By now, some of you may have figured out that I love dining out and eating new, as well as familiar, foods. But Toronto’s Winterlicious and Summerlicious events are the two times of the year where I strategically plan to not eat out. At least, not at any participating restaurant. While I’m not averse to a good deal, I find it hard to stomach the giant list of mediocrity that is offered up as prix-fixe. To save a few dollars, you give up a lot. Small portions. Banquet food. Stressed service. How is this a good deal?
Since Winterlicious reservations began last week, it stirred up chatter on various boards and heralded my imminent two-week restaurant blackout. Now, the concept of ‘licious is good. Restaurants offer their fixed-price menus during a slow time to lure new and old diners through their doors, the city blankets Toronto advertising the event, and the masses gets a break on the price of their dinner. Everyone wins!
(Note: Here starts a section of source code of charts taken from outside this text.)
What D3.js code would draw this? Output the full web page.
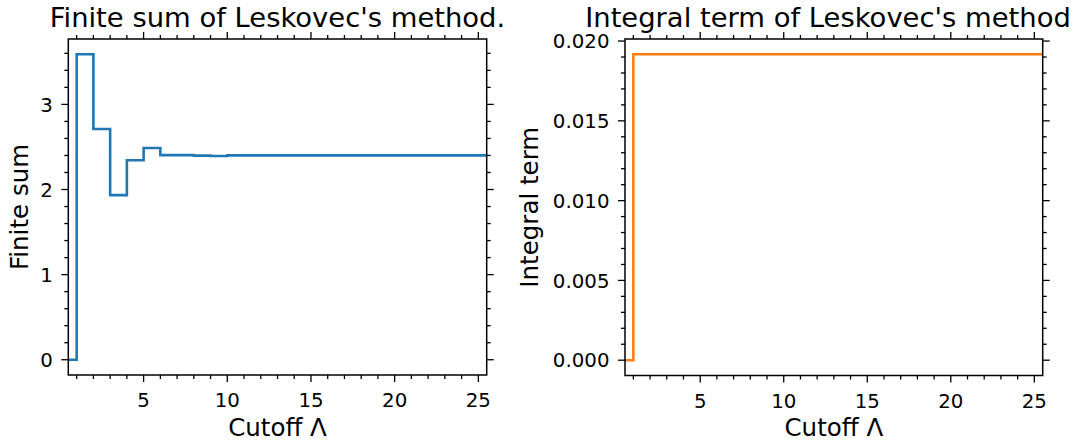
<!DOCTYPE html>
<html>
<head>
<meta charset="utf-8">
<script src="https://cdn.jsdelivr.net/npm/d3@7"></script>
<style>
html,body{margin:0;padding:0;background:#fff;}
svg{display:block;font-family:"DejaVu Sans",sans-serif;}
</style>
</head>
<body>
<svg id="chart" width="1085" height="442"></svg>
<script>
// ---- data ----
const cutoffs = [0,1,2,3,4,5,6,7,8,9,10,11,12,13,14,15,16,17,18,19,20,21,22,23,24,25,26];
const finiteSum = [0,3.589,2.711,1.934,2.344,2.488,2.404,2.404,2.398,2.393,2.401,2.401,2.401,2.401,2.401,2.401,2.401,2.401,2.401,2.401,2.401,2.401,2.401,2.401,2.401,2.401,2.401];
const integralTerm = [0,0.01917,0.01917,0.01917,0.01917,0.01917,0.01917,0.01917,0.01917,0.01917,0.01917,0.01917,0.01917,0.01917,0.01917,0.01917,0.01917,0.01917,0.01917,0.01917,0.01917,0.01917,0.01917,0.01917,0.01917,0.01917,0.01917];
const xTicks = [5,10,15,20,25];
const leftYTicks = [0,1,2,3];
const rightYTicks = [0,0.005,0.010,0.015,0.020];
const titles = ["Finite sum of Leskovec's method.", "Integral term of Leskovec's method"];
const yLabels = ["Finite sum", "Integral term"];
const xLabel = "Cutoff \u039B";

const svg = d3.select("#chart");

function panel(opts){
  const {left,right,top,bottom,values,color,yTicks,yFmt,yMinorStep,title,titleX,ylabel,ylabelX,idx} = opts;
  const x = d3.scaleLinear().domain([0.5,25.5]).range([left,right]);
  const vmax = d3.max(values), vmin = d3.min(values);
  const pad = (vmax-vmin)*0.05;
  const y = d3.scaleLinear().domain([vmin-pad, vmax+pad]).range([bottom,top]);
  const g = svg.append("g");

  const cid = "clip"+idx;
  svg.append("clipPath").attr("id",cid).append("rect")
    .attr("x",left).attr("y",top).attr("width",right-left).attr("height",bottom-top);

  const line = d3.line().x((d,i)=>x(cutoffs[i])).y(d=>y(d)).curve(d3.curveStepAfter);
  g.append("path").datum(values).attr("d",line).attr("fill","none")
    .attr("stroke",color).attr("stroke-width",2.6).attr("clip-path",`url(#${cid})`);

  const xMinor = d3.range(1,26).filter(v=>!xTicks.includes(v));
  const yDom = y.domain();
  const yMinor = d3.range(Math.ceil(yDom[0]/yMinorStep), Math.floor(yDom[1]/yMinorStep)+1)
    .map(k=>+(k*yMinorStep).toFixed(6)).filter(v=>!yTicks.some(t=>Math.abs(t-v)<1e-9));

  const tk = g.append("g").attr("stroke","#000").attr("stroke-width",1.3);
  const MJ=7, MN=4;
  xTicks.forEach(v=>{
    tk.append("line").attr("x1",x(v)).attr("x2",x(v)).attr("y1",bottom).attr("y2",bottom+MJ);
    tk.append("line").attr("x1",x(v)).attr("x2",x(v)).attr("y1",top).attr("y2",top-MJ);
  });
  xMinor.forEach(v=>{
    tk.append("line").attr("x1",x(v)).attr("x2",x(v)).attr("y1",bottom).attr("y2",bottom+MN);
    tk.append("line").attr("x1",x(v)).attr("x2",x(v)).attr("y1",top).attr("y2",top-MN);
  });
  yTicks.forEach(v=>{
    tk.append("line").attr("y1",y(v)).attr("y2",y(v)).attr("x1",left).attr("x2",left-MJ);
    tk.append("line").attr("y1",y(v)).attr("y2",y(v)).attr("x1",right).attr("x2",right+MJ);
  });
  yMinor.forEach(v=>{
    tk.append("line").attr("y1",y(v)).attr("y2",y(v)).attr("x1",left).attr("x2",left-MN);
    tk.append("line").attr("y1",y(v)).attr("y2",y(v)).attr("x1",right).attr("x2",right+MN);
  });

  g.append("rect").attr("x",left).attr("y",top).attr("width",right-left).attr("height",bottom-top)
    .attr("fill","none").attr("stroke","#000").attr("stroke-width",1.5);

  xTicks.forEach(v=>{
    g.append("text").attr("x",x(v)).attr("y",bottom+32).attr("text-anchor","middle")
      .attr("font-size",19.8).attr("fill","#000").text(v);
  });
  yTicks.forEach(v=>{
    g.append("text").attr("x",left-15.5).attr("y",y(v)).attr("dy","0.36em").attr("text-anchor","end")
      .attr("font-size",19.8).attr("fill","#000").text(yFmt(v));
  });

  g.append("text").attr("x",titleX).attr("y",27).attr("text-anchor","middle")
    .attr("font-size",27.4).attr("fill","#000").text(title);
  g.append("text").attr("x",(left+right)/2).attr("y",436).attr("text-anchor","middle")
    .attr("font-size",24.5).attr("fill","#000").text(xLabel);
  g.append("text").attr("transform",`translate(${ylabelX},${(top+bottom)/2}) rotate(-90)`)
    .attr("text-anchor","middle").attr("font-size",24.5).attr("fill","#000").text(ylabel);
}

panel({idx:0,left:68.3,right:486.7,top:39,bottom:375,values:finiteSum,color:"#1f77b4",
  yTicks:leftYTicks,yFmt:d3.format("d"),yMinorStep:0.2,title:titles[0],titleX:277.5,ylabel:yLabels[0],ylabelX:28});
panel({idx:1,left:625,right:1042.7,top:39,bottom:375.5,values:integralTerm,color:"#ff7f0e",
  yTicks:rightYTicks,yFmt:d3.format(".3f"),yMinorStep:0.001,title:titles[1],titleX:828,ylabel:yLabels[1],ylabelX:538});
</script>
</body>
</html>
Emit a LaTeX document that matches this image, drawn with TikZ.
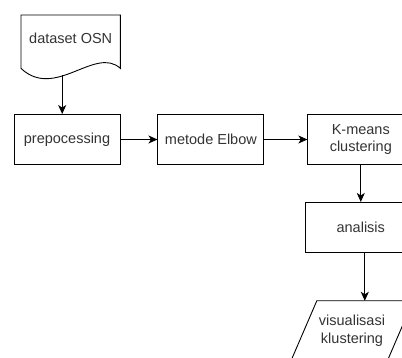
\documentclass[tikz,border=0pt]{standalone}
\usepackage{fontspec}
\setmainfont{Liberation Sans}
\usetikzlibrary{positioning,arrows.meta}

\begin{document}
\begin{tikzpicture}[
x=1pt, y=-1pt,
font=\fontsize{14.5}{17.5}\selectfont,
stepbox/.style={draw, line width=0.9pt, minimum width=106pt, minimum height=50pt,
                align=center, inner sep=2pt, text=black!80},
arr/.style={-{Stealth[length=9pt,width=8pt,inset=2.5pt]}, line width=0.9pt}
]
\useasboundingbox (0,0) rectangle (402,358);

% dataset
\node[minimum width=99pt, minimum height=46pt, inner sep=0pt, text=black!80,
  anchor=north west] (doc) at (21,15) {dataset OSN};
\draw[line width=0.9pt] (doc.north west) -- ([shift={(0,7)}]doc.south west)
  .. controls ([shift={(34,39)}]doc.south west) and ([shift={(-25,-16)}]doc.south east)
  .. ([shift={(0,7)}]doc.south east) -- (doc.north east) -- cycle;
\coordinate (docout) at ([shift={(-8.5,14)}]doc.south);

% steps
\node[stepbox] (prep) at (67,139.5) {prepocessing};
\node[stepbox, right=37pt of prep] (elbow) {metode Elbow};
\node[stepbox, right=43pt of elbow] (kmeans) {K-means\\clustering};
\node[stepbox, minimum width=110pt, below=37pt of kmeans] (analisis) {analisis};

% output
\node[minimum width=96pt, minimum height=60pt, align=center, text=black!80] (vis) at (352,331) {visualisasi\\klustering};
\draw[line width=0.9pt] ([xshift=-13pt]vis.south west) -- ([xshift=13pt]vis.north west)
  -- ([xshift=13pt]vis.north east) -- ([xshift=-13pt]vis.south east) -- cycle;

% arrows
\draw[arr] (docout) -- (docout |- prep.north);
\draw[arr] (prep) -- (elbow);
\draw[arr] (elbow) -- (kmeans);
\draw[arr] (kmeans) -- (analisis);
\draw[arr] ([xshift=4pt]analisis.south) -- ([xshift=4pt]analisis.south |- vis.north);

\end{tikzpicture}
\end{document}
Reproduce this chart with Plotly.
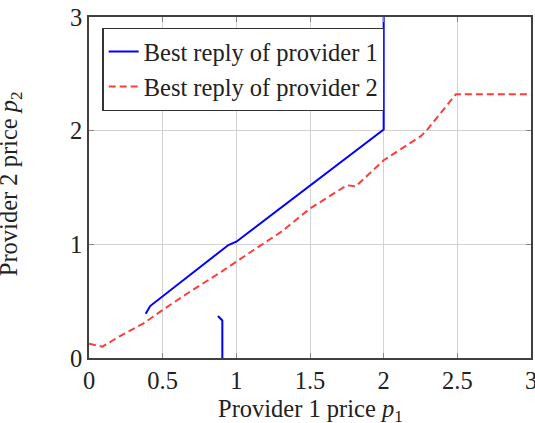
import plotly.graph_objects as go

# Best reply of provider 1 (main branch)
br1_x = [0.385, 0.40, 0.415, 0.946, 1.0, 2.0, 2.0]
br1_y = [0.39, 0.42, 0.457, 0.994, 1.023, 2.01, 3.0]
# Best reply of provider 1 (lower branch)
br1b_x = [0.875, 0.89, 0.905, 0.905]
br1b_y = [0.37, 0.345, 0.33, 0.0]

# Best reply of provider 2
br2_x = [0.0, 0.09, 0.22, 0.37, 0.52, 0.67, 0.90, 1.0, 1.10, 1.31, 1.50, 1.75, 1.81, 2.0, 2.25, 2.29, 2.49, 3.0]
br2_y = [0.125, 0.10, 0.20, 0.305, 0.44, 0.57, 0.76, 0.85, 0.935, 1.115, 1.315, 1.52, 1.51, 1.74, 1.95, 2.0, 2.32, 2.32]

x_ticks = [0, 0.5, 1, 1.5, 2, 2.5, 3]
x_labels = ["0", "0.5", "1", "1.5", "2", "2.5", "3"]
y_ticks = [0, 1, 2, 3]
y_labels = ["0", "1", "2", "3"]

FONT = "Liberation Serif"
FS = 24.5

fig = go.Figure()
fig.add_trace(go.Scatter(
    x=br1_x + [None] + br1b_x, y=br1_y + [None] + br1b_y,
    mode="lines", name="Best reply of provider 1",
    line=dict(color="#0000ff", width=2), connectgaps=False))
fig.add_trace(go.Scatter(
    x=br2_x, y=br2_y, mode="lines", name="Best reply of provider 2",
    line=dict(color="#ff3b3b", width=2, dash="7px,4px")))

axis_common = dict(
    showline=True, linecolor="#404040", linewidth=1.5, mirror="ticks",
    ticks="inside", ticklen=5, tickcolor="#888888", tickwidth=1,
    showgrid=True, gridcolor="#d3d3d3", gridwidth=1, zeroline=False,
    automargin=False,
    tickfont=dict(family=FONT, size=FS, color="#222222"),
)

fig.update_xaxes(range=[0, 3], tickvals=x_ticks, ticktext=x_labels,
                 ticklabeloverflow="allow", **axis_common)
fig.update_yaxes(range=[0, 3], tickvals=y_ticks, ticktext=y_labels, **axis_common)

fig.update_layout(
    width=535, height=423,
    margin=dict(l=88.5, r=3.5, t=17, b=65),
    plot_bgcolor="white", paper_bgcolor="white",
    font=dict(family=FONT, size=FS, color="#222222"),
    showlegend=True,
    legend=dict(x=0.0305, y=0.968, xanchor="left", yanchor="top",
                bgcolor="white", bordercolor="#333333", borderwidth=1.2,
                font=dict(family=FONT, size=FS, color="#222222"),
                tracegroupgap=0),
    annotations=[
        dict(text="Provider 1 price <i>p</i><sub>1</sub>", xref="paper", yref="paper",
             x=0.5, y=-0.1525, xanchor="center", yanchor="middle", showarrow=False,
             font=dict(family=FONT, size=FS, color="#222222")),
        dict(text="Provider 2 price <i>p</i><sub>2</sub>", xref="paper", yref="paper",
             x=-0.177, y=0.512, xanchor="center", yanchor="middle", showarrow=False,
             textangle=-90, font=dict(family=FONT, size=FS, color="#222222")),
    ],
)

fig.write_html("out.html")
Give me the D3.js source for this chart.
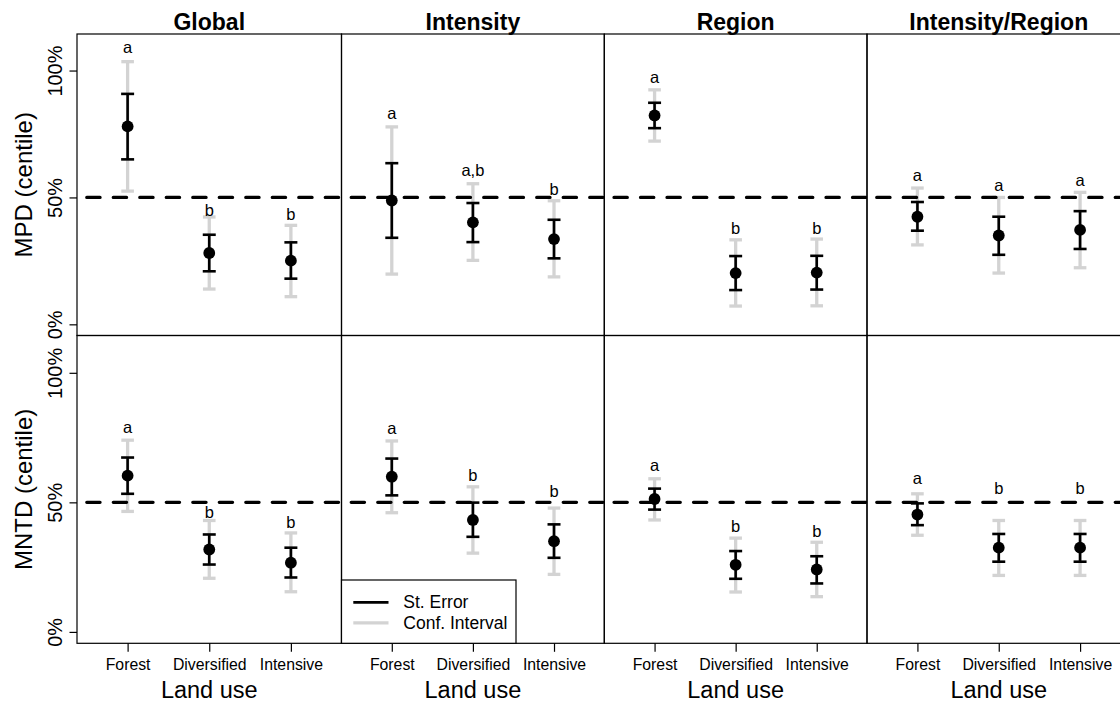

But no, unless the restaurant is inclined to give it their all instead of the banquet-style feed that is usually on offer, everyone loses out. Potential patrons are turned off – because the food is lacklustre, service is poor (sometimes due to the high volume… sometimes not), or maybe it’s the high-turnover atmosphere that many restaurants adopt during this period. Whatever the case is, it’s not a situation that will bring people back after the prices bounce back up and it certainly doesn’t show the restaurant at its best, unfortunately.
Given my current stance of dining-blackout during these times, I’ve clearly had my share of dismal experiences. But it’s not all bad. There are those restaurants that rise to the occasion and offer everything they would on a regular night, despite the piles of diners that tromp in and out for ‘licious events. In particular, I remember the wonderful panna cotta served at Truffles at the Four Seasons and a lovely seared duck at Focaccia. I also hear Canoe and Bymark have decent reviews. Mind you, the “good places” tend to book up quickly. It’s likely too late for this round, but make use of your American Express front-of-the-line next time. If you’re going to bother hitting ‘licious.
What I do like about these events is that it gets those who wouldn’t normally venture out, up and out of the house. While it won’t make everyone a repeat customer, I hold the hope that for some, it will spark their interest in food or maybe allow them to broaden their palates with some new tastes. Still, like many foodies I know, I’ll keep a wide berth around participating restaurants during the event, as my few good memories are generally buried under too many cookie-cutter meals in small portions with bad service. It’s worth both my time and money to visit at another time, where I’ll have a better chance to enjoy my meal.
And then maybe, I might actually come back.